Despite Texas employment growing faster than United States employment, business owners are still wary of long supply chains, according to Joe Tracy, executive vice president at the Federal Reserve Bank of Dallas.

Tracy presented his thoughts and findings at the annual Greater Houston Builders Association economic forecast luncheon. He noted Houston economically outperformed the country during the pandemic in 2021 and will likely do so in 2022 as well.

“COVID[-19] has caused both domestically and internationally real supply problems. Markets are trying to ration the existing demand with a supply,” Tracy said.

In a survey sent out to businesses experiencing supply chain disruptions or delays, a majority of them said they expected it to be at least a year before their supply chains became normal again.

“Firms are starting to get more pessimistic about the duration of some of these supply chain problems,” Tracy said.



Tracy attributed this change to when a large number of businesses closed down at the beginning of the pandemic to try to flatten the curve so as to not overwhelm hospitals. Instead, it led to disrupted supply chains, causing delays and shortages.
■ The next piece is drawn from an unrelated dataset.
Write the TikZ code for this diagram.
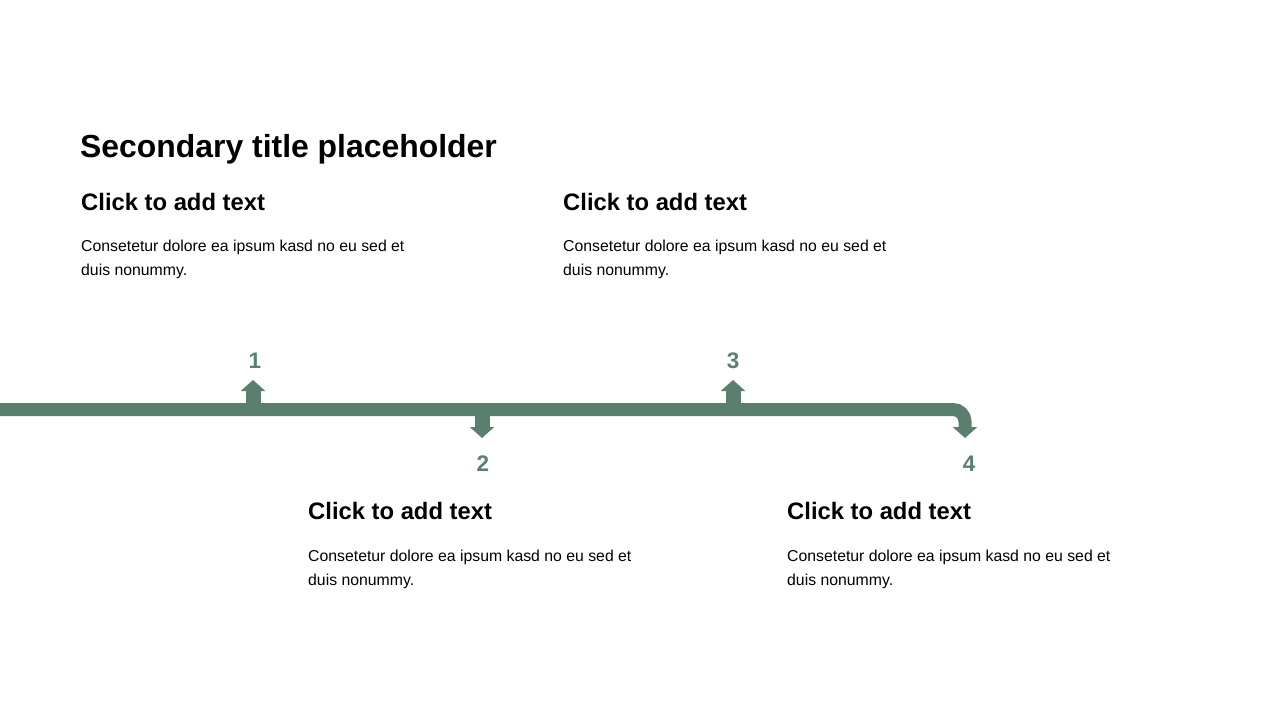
\documentclass[tikz,border=0pt]{standalone}
\usepackage{fontspec}
\setmainfont{Liberation Sans}
\usetikzlibrary{arrows.meta}
\definecolor{sage}{HTML}{5B7F6E}
\tikzset{
  title/.style={anchor=base west, inner sep=0pt, font=\fontsize{31.9}{38}\selectfont\bfseries},
  heading/.style={anchor=base west, inner sep=0pt, font=\fontsize{23.8}{28}\selectfont\bfseries},
  body/.style={anchor=base west, inner sep=0pt, align=left, font=\fontsize{15.8}{23.3}\selectfont},
  num/.style={anchor=base, inner sep=0pt, text=sage, font=\fontsize{22.5}{26}\selectfont\bfseries},
  branch/.style={draw=sage, line width=15pt, -{Triangle[width=24pt,length=11pt]}},
}
\begin{document}
\begin{tikzpicture}[x=1pt,y=-1pt]
    \useasboundingbox (0,0) rectangle (1280,720);
    \node[title] (tt) at (80,157) {Secondary title placeholder};
    % upper texts
    \node[heading] (h1) at (81,210) {Click to add text};
    \node[body] (b1) at (81,275) {Consetetur dolore ea ipsum kasd no eu sed et\\duis nonummy.};
    \node[heading] (h3) at (563,210) {Click to add text};
    \node[body] (b3) at (563,275) {Consetetur dolore ea ipsum kasd no eu sed et\\duis nonummy.};
    % lower texts
    \node[heading] (h2) at (308,519) {Click to add text};
    \node[body] (b2) at (308,585) {Consetetur dolore ea ipsum kasd no eu sed et\\duis nonummy.};
    \node[heading] (h4) at (787,519) {Click to add text};
    \node[body] (b4) at (787,585) {Consetetur dolore ea ipsum kasd no eu sed et\\duis nonummy.};
    % timeline
    \coordinate (t0) at (0,409.5);
    \coordinate (t1) at (253,409.5);
    \coordinate (t2) at (482,409.5);
    \coordinate (t3) at (733,409.5);
    \coordinate (tip1) at (253,380);
    \coordinate (tip2) at (482,438);
    \coordinate (tip3) at (733,380);
    \coordinate (tip4) at (965,438);
    \draw[branch] (t1) -- (tip1);
    \draw[branch] (t2) -- (tip2);
    \draw[branch] (t3) -- (tip3);
    \draw[branch, line width=13pt, rounded corners=12pt] (t0) -| (tip4);
    \node[num] (n1) at (255,368) {1};
    \node[num] (n2) at (483,471) {2};
    \node[num] (n3) at (733,368) {3};
    \node[num] (n4) at (969,471) {4};
\end{tikzpicture}
\end{document}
“We don't want to overwhelm our health care system. They basically tried policies of shutting down a lot of businesses where there was high contact between the business and their customers,” Tracy said.

Even with most businesses trying to stay open, the omicron variant has been causing staffing problems, leading to a restricted ability of businesses to be able to operate, according to Tracy.

Tracy also mentioned the labor market is recovering, but it s still not back to the levels it saw in 2019. With Houston being an energy metro, it is one of the cities that is still recovering its lost jobs.


“We can see actually there are a number of metro areas in Texas where they’re [back to] pre-COVID [levels], but Houston is still going to take a little bit of time,” Tracy said.